Kinetic isotope effect (KIE) experiments provide direct mechanistic validation: PDMAG@Zn exhibits a KIE value of 1.1 (vs. 2.9 for bare Zn and 2.3 for PACG@Zn), confirming minimal proton involvement in interfacial HER. In situ electrochemical gas chromatography demonstrates nearly undetectable H₂ evolution during 120-minute plating at 10 mA cm-2, while the electrochemical stability window expands to 2.72 V—the broadest among tested configurations. The Zn2+ transference number reaches 0.81, reflecting facilitated desolvation with an activation energy of only 26.2 kJ mol-1 (vs. 48.6 kJ mol-1 for bare Zn).

When paired with a V2O5 cathode, the full battery delivers a high capacity of 335 mAh g-1 at 1 A g-1 with 67% capacity retention after 800 cycles. At 5 A g-1, it maintains 227 mAh g-1 with 89% retention over 1,500 cycles. Critically, the electronegative PDMAG layer electrostatically repels dissolved vanadate anions (V2O74-), preventing cathode-derived by-product crossover and anode poisoning—a persistent failure mode in Zn||V2O5 systems. A 3 × 3 cm2 pouch cell achieves 290.5 mAh g-1 (28.9 mAh) at 0.5 A g-1 with 76% retention after 150 cycles at a low N/P ratio of 3.6, underscoring superior practical feasibility.

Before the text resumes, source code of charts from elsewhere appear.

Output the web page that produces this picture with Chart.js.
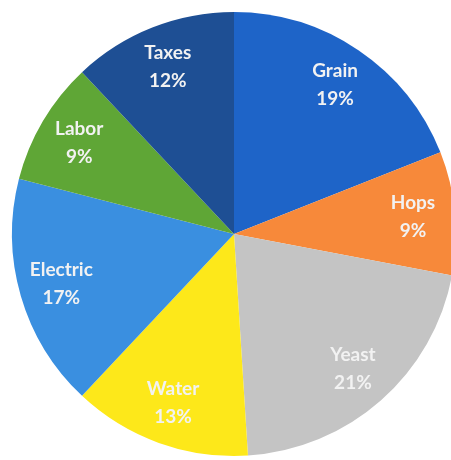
<!DOCTYPE html>
<html>
<head>
<meta charset="utf-8">
<script src="https://cdn.jsdelivr.net/npm/chart.js@4"></script>
<style>
  html, body { margin: 0; padding: 0; background: #fff; overflow: hidden; }
  #wrap { width: 468px; height: 468px; }
</style>
</head>
<body>
<div id="wrap"><canvas id="pieChart" width="468" height="468"></canvas></div>
<script>
// 費目と割合（%）
const categories = ['Grain', 'Hops', 'Yeast', 'Water', 'Electric', 'Labor', 'Taxes'];
const shares = [19, 9, 21, 13, 17, 9, 12];
const sliceColors = ['#1e64c8', '#f7893a', '#c4c4c4', '#fde81a', '#3a8fe0', '#5fa636', '#1e4f94'];

// スライス上にラベルと割合を描くプラグイン
const sliceLabels = {
  id: 'sliceLabels',
  afterDatasetsDraw(chart) {
    const ctx = chart.ctx;
    const meta = chart.getDatasetMeta(0);
    const total = shares.reduce((a, b) => a + b, 0);
    ctx.save();
    ctx.fillStyle = '#f2f2f2';
    ctx.font = 'bold 19px Lato, "Open Sans", sans-serif';
    ctx.textAlign = 'center';
    ctx.textBaseline = 'middle';
    meta.data.forEach((arc, i) => {
      const mid = (arc.startAngle + arc.endAngle) / 2;
      const r = arc.outerRadius * 0.81;
      const x = arc.x + Math.cos(mid) * r;
      const y = arc.y + Math.sin(mid) * r;
      const pct = Math.round(shares[i] / total * 100) + '%';
      ctx.fillText(categories[i], x, y - 14);
      ctx.fillText(pct, x, y + 14);
    });
    ctx.restore();
  }
};

new Chart(document.getElementById('pieChart').getContext('2d'), {
  type: 'pie',
  data: {
    labels: categories,
    datasets: [{
      data: shares,
      backgroundColor: sliceColors,
      borderWidth: 0,
    }],
  },
  options: {
    responsive: false,
    animation: false,
    layout: { padding: 12 },
    plugins: {
      legend: { display: false },
      tooltip: { enabled: false },
    },
  },
  plugins: [sliceLabels],
});
</script>
</body>
</html>
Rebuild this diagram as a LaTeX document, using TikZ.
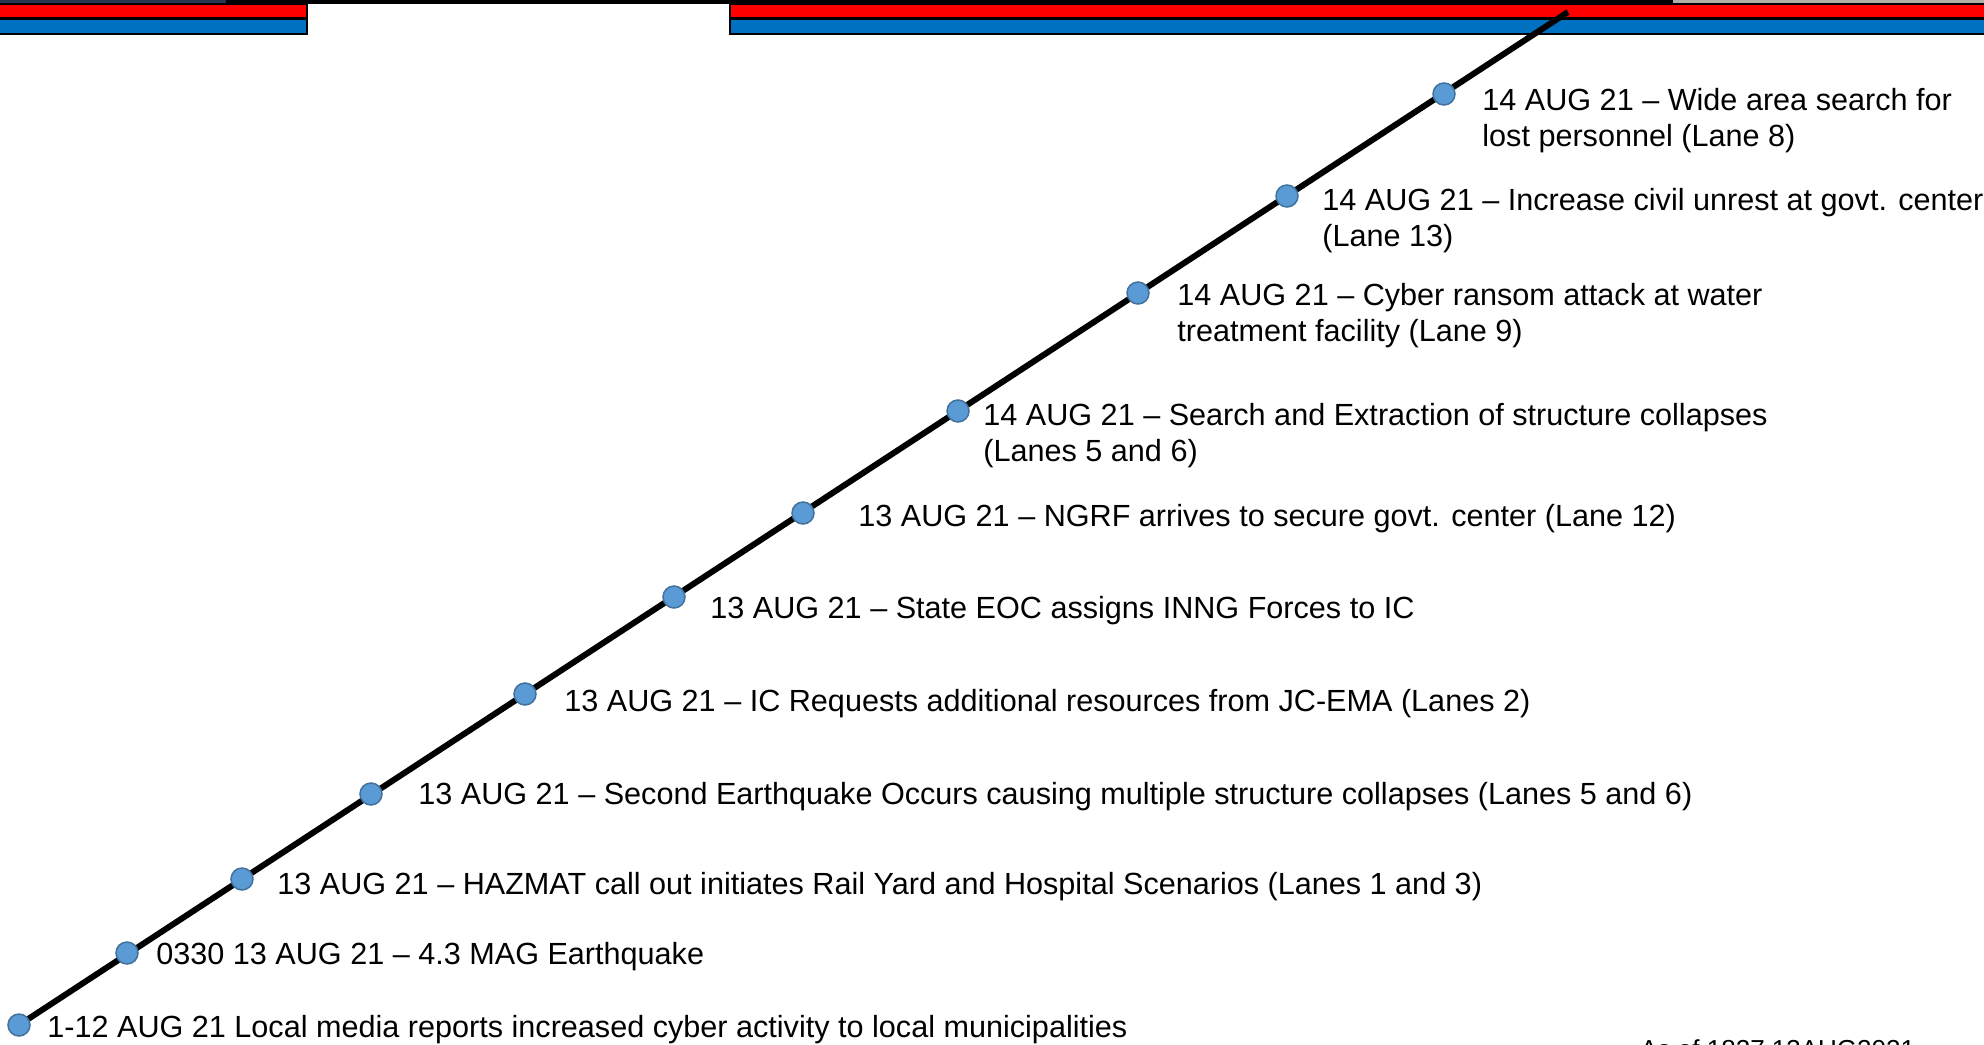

Applications and Future Outlook

This work establishes a transformative strategy for constructing stable, high-utilization Zn anodes by resolving the long-standing trade-off between HER suppression and ion transport kinetics. The moderately hydrophobic PDMAG architecture—combining water-repelling functionality with zincophilic coordination—opens promising avenues for next-generation aqueous batteries combining high energy density, extended cycle life, and scalable manufacturability. The demonstrated pouch cell performance and deep-cycling capability at 91.5% DOD position this technology as a compelling candidate for grid-scale energy storage and beyond.